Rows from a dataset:

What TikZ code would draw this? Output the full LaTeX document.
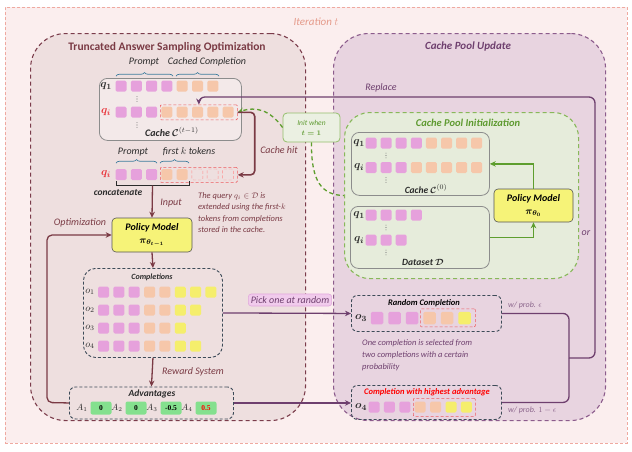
\documentclass[tikz,border=0pt]{standalone}
\usepackage{amsmath}
\usepackage{bm}
\usepackage{fontspec}
\setmainfont{Carlito}
\newfontfamily\numfont{Liberation Serif}
\usetikzlibrary{arrows.meta,decorations.pathreplacing,calc}

\definecolor{bgout}{HTML}{FBEEEE}
\definecolor{bordout}{HTML}{EFA9A0}
\definecolor{itert}{HTML}{E59A8A}
\definecolor{leftfill}{HTML}{EEDFDF}
\definecolor{leftbord}{HTML}{7B3C4B}
\definecolor{rightfill}{HTML}{E8D4E0}
\definecolor{rightbord}{HTML}{8C5C8C}
\definecolor{purp}{HTML}{6E3F6E}
\definecolor{dred}{HTML}{7A3A44}
\definecolor{cpifill}{HTML}{E6ECDB}
\definecolor{cpibord}{HTML}{88B85A}
\definecolor{gtext}{HTML}{5E9A30}
\definecolor{gline}{HTML}{5E9E2E}
\definecolor{tpk}{HTML}{E6A1DC}
\definecolor{tor}{HTML}{F6C7AA}
\definecolor{tye}{HTML}{F5EE6C}
\definecolor{slate}{HTML}{3D4B58}
\definecolor{bracecol}{HTML}{3E7D9E}
\definecolor{advg}{HTML}{84E08E}
\definecolor{pickfill}{HTML}{F1CBEC}
\definecolor{pickbord}{HTML}{E0A8DC}
\definecolor{policy}{HTML}{F6F378}
\definecolor{qred}{HTML}{E8333A}
\definecolor{grayb}{HTML}{8C8C8C}
\definecolor{txt}{HTML}{2B2B2B}

% a row of token squares: name prefix, first x, y, spacing, colour list
\newcommand\tokrow[5]{%
  \foreach \c [count=\k] in {#5}{%
    \node[tok,fill=\c] (#1-\k) at ({#2+(\k-1)*#4},#3) {};}}
% three small vertical dots centred at (x,y)
\newcommand\vdotsat[2]{%
  \foreach \d in {-2.4,0,2.4}{\fill[gray] (#1,#2+\d) circle (0.55pt);}}

\begin{document}
\begin{tikzpicture}[x=1pt,y=-1pt,
  box/.style={rectangle, anchor=north west, inner sep=0pt},
  tok/.style={rectangle, rounded corners=1.5pt, minimum size=11pt, inner sep=0pt},
  ghost/.style={tok, draw=red!45, densely dashed, line width=0.4pt, fill=none},
  trunc/.style={box, draw=qred!80, densely dashed, line width=0.7pt, rounded corners=1pt},
  cachebox/.style={box, draw=grayb, line width=0.8pt, rounded corners=8pt},
  dbox/.style={box, draw=slate, dashed, dash pattern=on 3pt off 2pt, line width=0.9pt},
  arr/.style={-{Stealth[length=6pt,width=5.5pt]}},
  brc/.style={draw=bracecol, line width=0.7pt, decorate, decoration={brace, amplitude=3.5pt}},
  pmodel/.style={rectangle, fill=policy, draw=txt!80, line width=0.6pt, rounded corners=4pt,
    minimum width=80pt, minimum height=34pt, align=center, inner sep=1pt,
    font=\fontsize{10}{12}\selectfont},
  advbox/.style={rectangle, fill=advg, rounded corners=2pt, minimum width=21pt, minimum height=13pt,
    inner sep=0pt, font=\numfont\bfseries\fontsize{7.5}{8}\selectfont},
  it/.style={font=\itshape\fontsize{#1}{#1}\selectfont, inner sep=1pt},
  bi/.style={font=\bfseries\itshape\fontsize{#1}{#1}\selectfont, inner sep=1pt},
  qlab/.style={font=\fontsize{11}{11}\selectfont, inner sep=0pt},
  olab/.style={font=\fontsize{10}{10}\selectfont, inner sep=0pt, text=txt}
]
\useasboundingbox (0,0) rectangle (632,451);

% ---------- frames ----------
\node[box, minimum width=622pt, minimum height=436pt, fill=bgout, draw=bordout,
  dash pattern=on 3pt off 2pt, line width=0.6pt] (iter) at (5,7) {};
\node[it=11, text=itert] (iterlab) at (316,22) {Iteration $t$};

\node[box, minimum width=275pt, minimum height=387pt, rounded corners=35pt, fill=leftfill,
  draw=leftbord, dash pattern=on 4pt off 3pt, line width=1.1pt] (tas) at (30,33) {};
\node[font=\bfseries\fontsize{11.5}{12}\selectfont, text=dred] (tastitle) at (167,47)
  {Truncated Answer Sampling Optimization};

\node[box, minimum width=272pt, minimum height=387pt, rounded corners=35pt, fill=rightfill,
  draw=rightbord, dash pattern=on 4pt off 3pt, line width=1.1pt] (cpu) at (333,33) {};
\node[bi=11, text=purp] (cputitle) at (468,47) {Cache Pool Update};

% ---------- cache C^(t-1) ----------
\node[cachebox, minimum width=142pt, minimum height=62pt, fill=leftfill!70!white] (cprev) at (99,78) {};
\tokrow{ca}{121}{86}{15.3}{tpk,tpk,tpk,tpk,tor,tor,tor}
\tokrow{cb}{121}{112}{15.3}{tpk,tpk,tpk,tor,tor,tor,tor,tor}
\node[trunc, minimum width=77pt, minimum height=15pt] (qcache) at (160,104.5) {};
\node[qlab, text=txt] (cq1) at (106,86) {$\bm{q_1}$};
\node[qlab, text=qred] (cqi) at (106,112) {$\bm{q_i}$};
\vdotsat{137}{99}
\vdotsat{137}{125}
\node[bi=10, text=txt] (cprevlab) at (172,132) {Cache $\bm{\mathcal{C}}^{(t-1)}$};
\draw[brc] (116,76) -- (173,76);
\draw[brc] (176,76) -- (219,76);
\node[it=10, text=txt] (lprompt) at (144,62) {Prompt};
\node[it=10, text=txt] (lcached) at (207,62) {Cached Completion};

% ---------- truncated query ----------
\node[it=10, text=txt] (lprompt2) at (133,152) {Prompt};
\node[it=10, text=txt] (lfirstk) at (189,152) {first $k$ tokens};
\draw[brc] (116,163) -- (157,163);
\draw[brc] (160,163) -- (189,163);
\tokrow{tq}{121}{174.5}{15.3}{tpk,tpk,tpk,tor,tor}
\foreach \k in {1,2,3}{\node[ghost] (gh-\k) at ({182+\k*15.3},174.5) {};}
\node[trunc, minimum width=77pt, minimum height=15pt] (qtrunc) at (160,167) {};
\node[qlab, text=qred] (tqi) at (106,174.5) {$\bm{q_i}$};
\coordinate (cat) at (152.5,185.5);
\draw[txt, line width=0.8pt] (116,181) -- (116,185.5) -- (189,185.5) -- (189,181);
\node[bi=9.5, text=txt] (lcat) at (118,193) {concatenate};

\node[anchor=north west, align=left, text=dred, inner sep=0pt,
  font=\itshape\fontsize{8.5}{11.5}\selectfont] (qnote) at (198,192)
  {The query $q_i\in\mathcal{D}$ is\\ extended using the first-$k$\\ tokens from completions\\ stored in the cache.};

% ---------- policy model t-1 ----------
\node[pmodel] (pm1) at (152,235) {\textbf{\textit{Policy Model}}\\[1pt]$\bm{\pi_{\theta_{t-1}}}$};
\draw[dred, line width=1.3pt, arr] (cat) -- (pm1.north);
\node[it=10, text=dred] (linput) at (171,203) {Input};
\node[it=10, text=dred] (lopt) at (80,223) {Optimization};

% ---------- completions ----------
\node[dbox, minimum width=139pt, minimum height=89pt, rounded corners=12pt] (comp) at (83,268) {};
\node[bi=8, text=txt] (comptitle) at (152,277) {Completions};
\tokrow{o1}{103.5}{292}{15.35}{tpk,tpk,tpk,tor,tor,tye,tye,tye}
\tokrow{o2}{103.5}{310}{15.35}{tpk,tpk,tpk,tor,tor,tye,tye}
\tokrow{o3}{103.5}{328}{15.35}{tpk,tpk,tpk,tor,tor,tye}
\tokrow{o4}{103.5}{346}{15.35}{tpk,tpk,tpk,tor,tor,tye,tye}
\foreach \k/\y in {1/292,2/310,3/328,4/346}{\node[olab] (ol-\k) at (90,\y) {$o_{\k}$};}
\draw[dred, line width=1.3pt, arr] (pm1.south) -- (comp.north);

% ---------- advantages ----------
\node[dbox, minimum width=164pt, minimum height=32pt, rounded corners=6pt] (adv) at (69,386.5) {};
\node[bi=9.5, text=txt] (advtitle) at (152,394) {Advantages};
\foreach \k/\x/\v in {1/101/0,2/136/0,3/171/-0.5}{
  \node[olab, font=\bfseries\fontsize{9}{9}\selectfont] (al-\k) at (\x-19,408) {$A_{\k}$};
  \node[advbox] (av-\k) at (\x,408) {\v};}
\node[olab, font=\bfseries\fontsize{9}{9}\selectfont] (al-4) at (187,408) {$A_{4}$};
\node[advbox, text=red] (av-4) at (206,408) {0.5};
\draw[dred, line width=1.3pt, arr] (comp.south) -- (adv.north);
\node[it=10, text=dred] (lreward) at (193,372) {Reward System};
\draw[dred, line width=1.3pt, rounded corners=5pt, arr] (adv.west) -- (47,402.5) |- (pm1.west);

% ---------- cache pool initialization ----------
\node[box, minimum width=234pt, minimum height=166pt, rounded corners=25pt, fill=cpifill,
  draw=cpibord, dash pattern=on 4pt off 3pt, line width=1.1pt] (cpi) at (344,112) {};
\node[bi=10.5, text=gtext] (cpititle) at (468,123) {Cache Pool Initialization};

\node[cachebox, minimum width=138pt, minimum height=63pt, fill=cpifill] (c0) at (351,132) {};
\tokrow{za}{371}{143}{15.1}{tpk,tpk,tpk,tpk,tor,tor,tor,tor}
\tokrow{zb}{371}{167.5}{15.1}{tpk,tpk,tpk,tor,tor,tor,tor,tor}
\node[qlab, text=txt] (zq1) at (359,143) {$\bm{q_1}$};
\node[qlab, text=txt] (zqi) at (359,167.5) {$\bm{q_i}$};
\vdotsat{386}{155.5}
\vdotsat{386}{180}
\node[bi=9.5, text=txt] (c0lab) at (426,189) {Cache $\bm{\mathcal{C}}^{(0)}$};

\node[cachebox, minimum width=139pt, minimum height=62pt, fill=cpifill] (ds) at (350,206) {};
\tokrow{da}{371}{215}{15.1}{tpk,tpk,tpk,tpk}
\tokrow{db}{371}{240}{15.1}{tpk,tpk,tpk}
\node[qlab, text=txt] (dq1) at (359,215) {$\bm{q_1}$};
\node[qlab, text=txt] (dqi) at (359,240) {$\bm{q_i}$};
\vdotsat{386}{227.5}
\vdotsat{386}{252.5}
\node[bi=9.5, text=txt] (dslab) at (423,262) {Dataset $\bm{\mathcal{D}}$};

\node[pmodel, minimum width=79pt, minimum height=33pt] (pm0) at (533.5,205.5)
  {\textbf{\textit{Policy Model}}\\[1pt]$\bm{\pi_{\theta_0}}$};
\draw[gline, line width=1.3pt, arr] (ds.east) -| (pm0.south);
\draw[gline, line width=1.3pt, arr] (pm0.north) |- (c0.east);

% ---------- init when t = 1 ----------
\node[rectangle, fill=cpifill!80!white, draw=cpibord!90, line width=0.8pt, rounded corners=4pt,
  minimum width=57pt, minimum height=29pt, align=center, inner sep=1pt, text=gtext,
  font=\itshape\fontsize{7.5}{10}\selectfont] (init) at (311.5,127.5) {Init when\\ $\bm{t=1}$};
\draw[gline, line width=1.3pt, dash pattern=on 4pt off 3pt, arr]
  (init.west) .. controls (270,110) and (256,106) .. (qcache.east);
\draw[gline, line width=1.3pt, dash pattern=on 4pt off 3pt]
  (init.south) .. controls (311,182) and (322,195) .. (cpi.west);

% ---------- cache hit ----------
\draw[dred, line width=1.6pt, rounded corners=4pt, arr] (qcache.east) -- ++(17,0) |- (qtrunc.east);
\node[it=10, text=dred] (lhit) at (279,150) {Cache hit};

% ---------- selection ----------
\node[rectangle, fill=pickfill, draw=pickbord, line width=0.6pt, rounded corners=3pt,
  inner sep=2.5pt, text=purp, font=\itshape\fontsize{10}{10}\selectfont] (pick) at (290,300)
  {Pick one at random};

\node[dbox, minimum width=150pt, minimum height=36pt, rounded corners=6pt] (rand) at (351,295) {};
\node[bi=8.5, text=black] (randtitle) at (424,303) {Random Completion};
\foreach \c [count=\k] in {tpk,tpk,tpk,tor,tor,tye}{
  \node[tok, fill=\c, minimum size=12.5pt] (rt-\k) at ({377+(\k-1)*17.5},318) {};}
\node[trunc, minimum width=55pt, minimum height=18pt] (rtr) at (420,308.5) {};
\node[olab, font=\fontsize{11}{11}\selectfont] (rlab) at (361,318) {$\bm{o_3}$};

\node[dbox, minimum width=150pt, minimum height=34pt, rounded corners=6pt] (high) at (351,385) {};
\node[bi=8.5, text=red] (hightitle) at (427,392) {Completion with highest advantage};
\tokrow{ht}{374}{407}{15.4}{tpk,tpk,tpk,tor,tor,tye,tye}
\node[trunc, minimum width=62pt, minimum height=18pt] (htr) at (413,398) {};
\node[olab, font=\fontsize{11}{11}\selectfont] (hlab) at (361,407) {$\bm{o_4}$};

\node[anchor=north west, align=left, text=purp, inner sep=0pt,
  font=\itshape\fontsize{8.5}{12}\selectfont] (selnote) at (362,339)
  {One completion is selected from\\ two completions with a certain\\ probability};

\node[anchor=west, it=8, text=purp!80] (peps) at (507,305) {w/ prob. $\epsilon$};
\node[anchor=west, it=8, text=purp!80] (peps2) at (507,410) {w/ prob. $1-\epsilon$};

\draw[purp, line width=1.3pt, arr] (comp.east) -- (rand.west);
\draw[purp, line width=1.3pt, arr] (adv.east) -- (high.west |- adv.east);

% ---------- replace loop ----------
\coordinate (junc) at (569,358);
\coordinate (jr) at (595,358);
\coordinate (rep) at (qcache.north |- 0,97);
\draw[purp, line width=1.3pt, rounded corners=6pt] (rand.east) -| (junc);
\draw[purp, line width=1.3pt, rounded corners=6pt] (high.east) -| (junc);
\draw[purp, line width=1.3pt, rounded corners=6pt, arr] (junc) -- (jr) |- (rep) -- (qcache.north);
\node[it=10, text=purp] (lrep) at (381,88) {Replace};
\node[it=10, text=purp] (lor) at (586,233) {or};

\end{tikzpicture}
\end{document}
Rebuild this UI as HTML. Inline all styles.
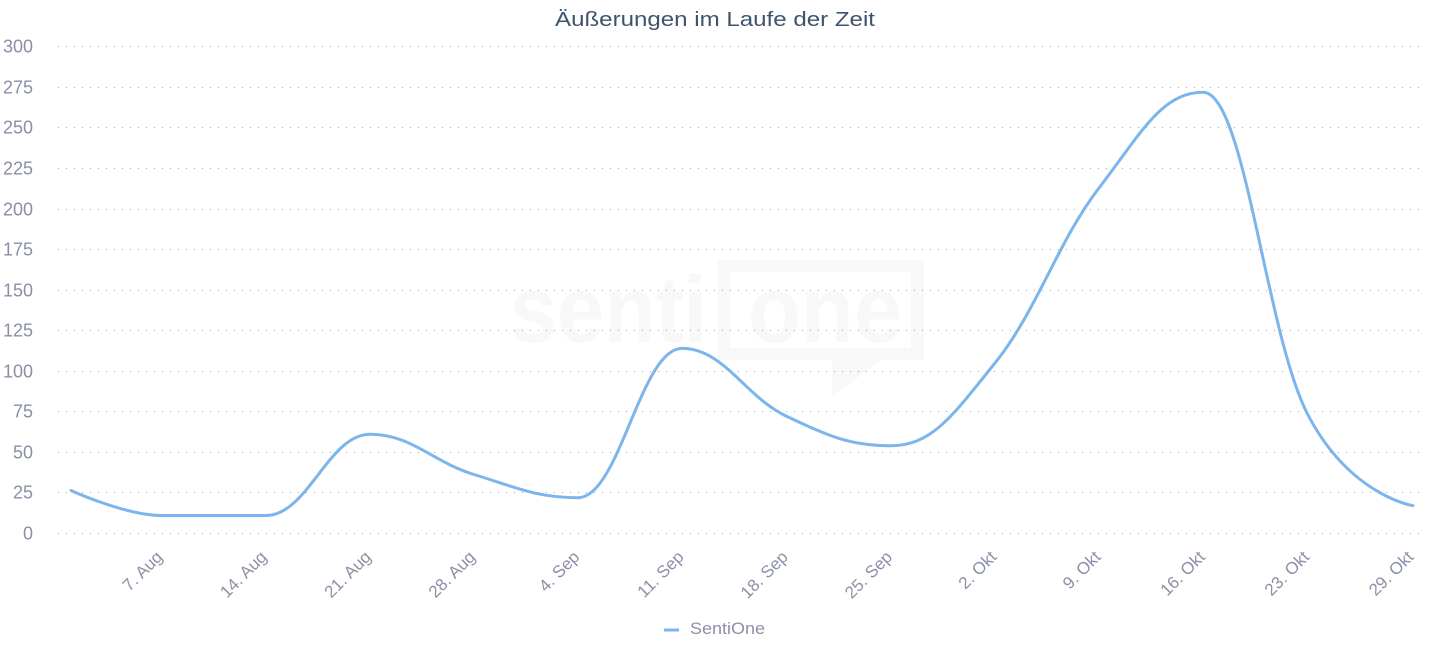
<!DOCTYPE html>
<html>
<head>
<meta charset="utf-8">
<style>
  html, body { margin: 0; padding: 0; background: #ffffff; }
  svg { display: block; }
  text { font-family: "Liberation Sans", "DejaVu Sans", sans-serif; }
</style>
</head>
<body>
<svg width="1430" height="657" viewBox="0 0 1430 657" xmlns="http://www.w3.org/2000/svg">
  <rect x="0" y="0" width="1430" height="657" fill="#ffffff"/>

  <!-- watermark -->
  <g fill="#f8f8f8">
    <path fill-rule="evenodd" d="M718,260 H924 V360 H880 L832,397 V360 H718 Z M730,272 V348 H911 V272 Z"/>
    <text x="510" y="342" font-size="95" font-weight="bold" textLength="197" lengthAdjust="spacingAndGlyphs">senti</text>
    <text x="748" y="342" font-size="95" font-weight="bold" textLength="154" lengthAdjust="spacingAndGlyphs">one</text>
  </g>

  <!-- title -->
  <text x="715" y="26" font-size="20" fill="#3e546d" text-anchor="middle" textLength="320" lengthAdjust="spacingAndGlyphs">Äußerungen im Laufe der Zeit</text>

  <!-- gridlines -->
  <g stroke="#a3a3a3" stroke-width="1" stroke-dasharray="1,7" fill="none">
    <line x1="58" y1="46.5" x2="1426" y2="46.5"/>
    <line x1="58" y1="87.5" x2="1426" y2="87.5"/>
    <line x1="58" y1="127.5" x2="1426" y2="127.5"/>
    <line x1="58" y1="168.5" x2="1426" y2="168.5"/>
    <line x1="58" y1="209.5" x2="1426" y2="209.5"/>
    <line x1="58" y1="249.5" x2="1426" y2="249.5"/>
    <line x1="58" y1="290.5" x2="1426" y2="290.5"/>
    <line x1="58" y1="330.5" x2="1426" y2="330.5"/>
    <line x1="58" y1="371.5" x2="1426" y2="371.5"/>
    <line x1="58" y1="411.5" x2="1426" y2="411.5"/>
    <line x1="58" y1="452.5" x2="1426" y2="452.5"/>
    <line x1="58" y1="492.5" x2="1426" y2="492.5"/>
    <line x1="58" y1="533.5" x2="1426" y2="533.5"/>
  </g>

  <!-- y axis labels -->
  <g font-size="18" fill="#8a8fa6" text-anchor="end">
    <text x="33" y="52.5">300</text>
    <text x="33" y="93.5">275</text>
    <text x="33" y="133.5">250</text>
    <text x="33" y="174.5">225</text>
    <text x="33" y="215.5">200</text>
    <text x="33" y="255.5">175</text>
    <text x="33" y="296.5">150</text>
    <text x="33" y="336.5">125</text>
    <text x="33" y="377.5">100</text>
    <text x="33" y="417.5">75</text>
    <text x="33" y="458.5">50</text>
    <text x="33" y="498.5">25</text>
    <text x="33" y="539.5">0</text>
  </g>

  <!-- x axis labels -->
  <g font-size="17" fill="#8c90a8" text-anchor="end">
    <text transform="translate(163.5,558) rotate(-45)">7. Aug</text>
    <text transform="translate(267.75,558) rotate(-45)">14. Aug</text>
    <text transform="translate(372,558) rotate(-45)">21. Aug</text>
    <text transform="translate(476.25,558) rotate(-45)">28. Aug</text>
    <text transform="translate(580.5,558) rotate(-45)">4. Sep</text>
    <text transform="translate(684.75,558) rotate(-45)">11. Sep</text>
    <text transform="translate(789,558) rotate(-45)">18. Sep</text>
    <text transform="translate(893.25,558) rotate(-45)">25. Sep</text>
    <text transform="translate(997.5,558) rotate(-45)">2. Okt</text>
    <text transform="translate(1101.75,558) rotate(-45)">9. Okt</text>
    <text transform="translate(1206,558) rotate(-45)">16. Okt</text>
    <text transform="translate(1310.25,558) rotate(-45)">23. Okt</text>
    <text transform="translate(1414.5,558) rotate(-45)">29. Okt</text>
  </g>

  <!-- series -->
  <path fill="none" stroke="#7cb5ec" stroke-width="3" stroke-linejoin="round" stroke-linecap="round"
    d="M 71 490.5
       C 71 490.5, 125.6 515.5, 162 515.5
       C 203.6 515.5, 224.4 515.5, 266 515.5
       C 307.6 515.5, 328.4 434.3, 370 434.3
       C 411.6 434.3, 432.4 461.8, 474 474.5
       C 515.6 487.2, 536.4 497.7, 578 497.7
       C 619.6 497.7, 640.4 348.4, 682 348.4
       C 724 348.4, 745 397.0, 787 416.5
       C 828.6 436.0, 849.4 445.7, 891 445.7
       C 932.6 445.7, 953.4 414.5, 995 363
       C 1036.6 311.5, 1057.4 242.1, 1099 188
       C 1140.6 133.9, 1161.4 92.3, 1203 92.3
       C 1244.6 92.3, 1265.4 330.3, 1307 413
       C 1349.4 495.7, 1413 505.7, 1413 505.7"/>

  <!-- legend -->
  <line x1="664" y1="630" x2="679" y2="630" stroke="#7cb5ec" stroke-width="3"/>
  <text x="690" y="634" font-size="17" fill="#8c90a8" textLength="75" lengthAdjust="spacingAndGlyphs">SentiOne</text>
</svg>
</body>
</html>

# [Instructions for the task]
Above are records with pictures. Reproduce exactly only the lines from the line with "Rebuild this UI as HTML. Inline all styles." through the line with "Laufe der Zeit</text>", both ends included, and leave the pictures out.

# [Problem solution]
Rebuild this UI as HTML. Inline all styles.
<!DOCTYPE html>
<html>
<head>
<meta charset="utf-8">
<style>
  html, body { margin: 0; padding: 0; background: #ffffff; }
  svg { display: block; }
  text { font-family: "Liberation Sans", "DejaVu Sans", sans-serif; }
</style>
</head>
<body>
<svg width="1430" height="657" viewBox="0 0 1430 657" xmlns="http://www.w3.org/2000/svg">
  <rect x="0" y="0" width="1430" height="657" fill="#ffffff"/>

  <!-- watermark -->
  <g fill="#f8f8f8">
    <path fill-rule="evenodd" d="M718,260 H924 V360 H880 L832,397 V360 H718 Z M730,272 V348 H911 V272 Z"/>
    <text x="510" y="342" font-size="95" font-weight="bold" textLength="197" lengthAdjust="spacingAndGlyphs">senti</text>
    <text x="748" y="342" font-size="95" font-weight="bold" textLength="154" lengthAdjust="spacingAndGlyphs">one</text>
  </g>

  <!-- title -->
  <text x="715" y="26" font-size="20" fill="#3e546d" text-anchor="middle" textLength="320" lengthAdjust="spacingAndGlyphs">Äußerungen im Laufe der Zeit</text>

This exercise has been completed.